WORK TO BE COMPLETED:
Every line below is to be quoted exactly, with nothing added or dropped.

============

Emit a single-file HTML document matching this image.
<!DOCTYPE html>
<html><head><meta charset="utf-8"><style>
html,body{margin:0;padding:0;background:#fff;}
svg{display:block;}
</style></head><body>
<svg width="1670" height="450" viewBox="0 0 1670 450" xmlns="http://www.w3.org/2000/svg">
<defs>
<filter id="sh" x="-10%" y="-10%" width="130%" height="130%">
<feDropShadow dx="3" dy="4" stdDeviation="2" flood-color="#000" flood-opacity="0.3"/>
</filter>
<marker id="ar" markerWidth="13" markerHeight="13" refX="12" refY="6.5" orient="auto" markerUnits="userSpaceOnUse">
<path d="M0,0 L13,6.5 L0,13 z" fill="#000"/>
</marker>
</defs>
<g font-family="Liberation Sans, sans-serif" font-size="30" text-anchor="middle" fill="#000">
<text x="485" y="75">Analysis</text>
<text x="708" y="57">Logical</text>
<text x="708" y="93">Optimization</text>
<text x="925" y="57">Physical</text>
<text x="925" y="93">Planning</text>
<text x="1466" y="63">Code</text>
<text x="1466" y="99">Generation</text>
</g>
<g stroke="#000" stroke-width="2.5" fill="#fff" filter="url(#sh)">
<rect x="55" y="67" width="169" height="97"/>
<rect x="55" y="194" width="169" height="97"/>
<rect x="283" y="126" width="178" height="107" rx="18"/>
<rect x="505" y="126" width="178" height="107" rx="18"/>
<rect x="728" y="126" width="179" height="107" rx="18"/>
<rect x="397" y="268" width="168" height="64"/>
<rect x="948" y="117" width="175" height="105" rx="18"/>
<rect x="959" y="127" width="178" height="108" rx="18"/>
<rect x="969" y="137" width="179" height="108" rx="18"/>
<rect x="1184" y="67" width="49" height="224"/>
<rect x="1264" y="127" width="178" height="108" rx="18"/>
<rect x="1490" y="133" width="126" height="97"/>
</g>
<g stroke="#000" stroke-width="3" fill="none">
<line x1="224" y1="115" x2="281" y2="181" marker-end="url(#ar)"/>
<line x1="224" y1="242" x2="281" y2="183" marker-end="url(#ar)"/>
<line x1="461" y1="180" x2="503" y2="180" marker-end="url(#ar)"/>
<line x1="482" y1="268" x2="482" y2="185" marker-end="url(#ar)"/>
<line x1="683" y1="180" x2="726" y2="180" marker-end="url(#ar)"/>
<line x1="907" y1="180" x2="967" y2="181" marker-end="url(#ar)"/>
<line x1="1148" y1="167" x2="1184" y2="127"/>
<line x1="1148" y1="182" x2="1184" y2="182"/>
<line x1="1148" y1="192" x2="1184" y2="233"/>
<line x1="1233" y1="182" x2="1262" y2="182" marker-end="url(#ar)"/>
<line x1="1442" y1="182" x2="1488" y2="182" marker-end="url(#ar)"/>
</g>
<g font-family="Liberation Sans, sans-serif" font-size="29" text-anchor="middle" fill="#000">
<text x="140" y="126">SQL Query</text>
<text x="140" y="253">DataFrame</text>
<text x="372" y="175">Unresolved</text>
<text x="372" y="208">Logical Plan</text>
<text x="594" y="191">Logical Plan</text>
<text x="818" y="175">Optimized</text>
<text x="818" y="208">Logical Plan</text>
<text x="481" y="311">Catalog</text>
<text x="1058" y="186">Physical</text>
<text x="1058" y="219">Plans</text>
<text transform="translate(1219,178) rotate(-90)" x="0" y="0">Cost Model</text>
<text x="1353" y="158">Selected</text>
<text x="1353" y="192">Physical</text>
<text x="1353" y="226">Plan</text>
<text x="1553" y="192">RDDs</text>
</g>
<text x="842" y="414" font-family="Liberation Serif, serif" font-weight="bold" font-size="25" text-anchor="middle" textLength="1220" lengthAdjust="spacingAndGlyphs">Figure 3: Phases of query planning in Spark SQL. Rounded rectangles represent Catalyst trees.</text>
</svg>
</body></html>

============

TASK RESULT:
Emit a single-file HTML document matching this image.
<!DOCTYPE html>
<html><head><meta charset="utf-8"><style>
html,body{margin:0;padding:0;background:#fff;}
svg{display:block;}
</style></head><body>
<svg width="1670" height="450" viewBox="0 0 1670 450" xmlns="http://www.w3.org/2000/svg">
<defs>
<filter id="sh" x="-10%" y="-10%" width="130%" height="130%">
<feDropShadow dx="3" dy="4" stdDeviation="2" flood-color="#000" flood-opacity="0.3"/>
</filter>
<marker id="ar" markerWidth="13" markerHeight="13" refX="12" refY="6.5" orient="auto" markerUnits="userSpaceOnUse">
<path d="M0,0 L13,6.5 L0,13 z" fill="#000"/>
</marker>
</defs>
<g font-family="Liberation Sans, sans-serif" font-size="30" text-anchor="middle" fill="#000">
<text x="485" y="75">Analysis</text>
<text x="708" y="57">Logical</text>
<text x="708" y="93">Optimization</text>
<text x="925" y="57">Physical</text>
<text x="925" y="93">Planning</text>
<text x="1466" y="63">Code</text>
<text x="1466" y="99">Generation</text>
</g>
<g stroke="#000" stroke-width="2.5" fill="#fff" filter="url(#sh)">
<rect x="55" y="67" width="169" height="97"/>
<rect x="55" y="194" width="169" height="97"/>
<rect x="283" y="126" width="178" height="107" rx="18"/>
<rect x="505" y="126" width="178" height="107" rx="18"/>
<rect x="728" y="126" width="179" height="107" rx="18"/>
<rect x="397" y="268" width="168" height="64"/>
<rect x="948" y="117" width="175" height="105" rx="18"/>
<rect x="959" y="127" width="178" height="108" rx="18"/>
<rect x="969" y="137" width="179" height="108" rx="18"/>
<rect x="1184" y="67" width="49" height="224"/>
<rect x="1264" y="127" width="178" height="108" rx="18"/>
<rect x="1490" y="133" width="126" height="97"/>
</g>
<g stroke="#000" stroke-width="3" fill="none">
<line x1="224" y1="115" x2="281" y2="181" marker-end="url(#ar)"/>
<line x1="224" y1="242" x2="281" y2="183" marker-end="url(#ar)"/>
<line x1="461" y1="180" x2="503" y2="180" marker-end="url(#ar)"/>
<line x1="482" y1="268" x2="482" y2="185" marker-end="url(#ar)"/>
<line x1="683" y1="180" x2="726" y2="180" marker-end="url(#ar)"/>
<line x1="907" y1="180" x2="967" y2="181" marker-end="url(#ar)"/>
<line x1="1148" y1="167" x2="1184" y2="127"/>
<line x1="1148" y1="182" x2="1184" y2="182"/>
<line x1="1148" y1="192" x2="1184" y2="233"/>
<line x1="1233" y1="182" x2="1262" y2="182" marker-end="url(#ar)"/>
<line x1="1442" y1="182" x2="1488" y2="182" marker-end="url(#ar)"/>
</g>
<g font-family="Liberation Sans, sans-serif" font-size="29" text-anchor="middle" fill="#000">
<text x="140" y="126">SQL Query</text>
<text x="140" y="253">DataFrame</text>
<text x="372" y="175">Unresolved</text>
<text x="372" y="208">Logical Plan</text>
<text x="594" y="191">Logical Plan</text>
<text x="818" y="175">Optimized</text>
<text x="818" y="208">Logical Plan</text>
<text x="481" y="311">Catalog</text>
<text x="1058" y="186">Physical</text>
<text x="1058" y="219">Plans</text>
<text transform="translate(1219,178) rotate(-90)" x="0" y="0">Cost Model</text>
<text x="1353" y="158">Selected</text>
<text x="1353" y="192">Physical</text>
<text x="1353" y="226">Plan</text>
<text x="1553" y="192">RDDs</text>
</g>
<text x="842" y="414" font-family="Liberation Serif, serif" font-weight="bold" font-size="25" text-anchor="middle" textLength="1220" lengthAdjust="spacingAndGlyphs">Figure 3: Phases of query planning in Spark SQL. Rounded rectangles represent Catalyst trees.</text>
</svg>
</body></html>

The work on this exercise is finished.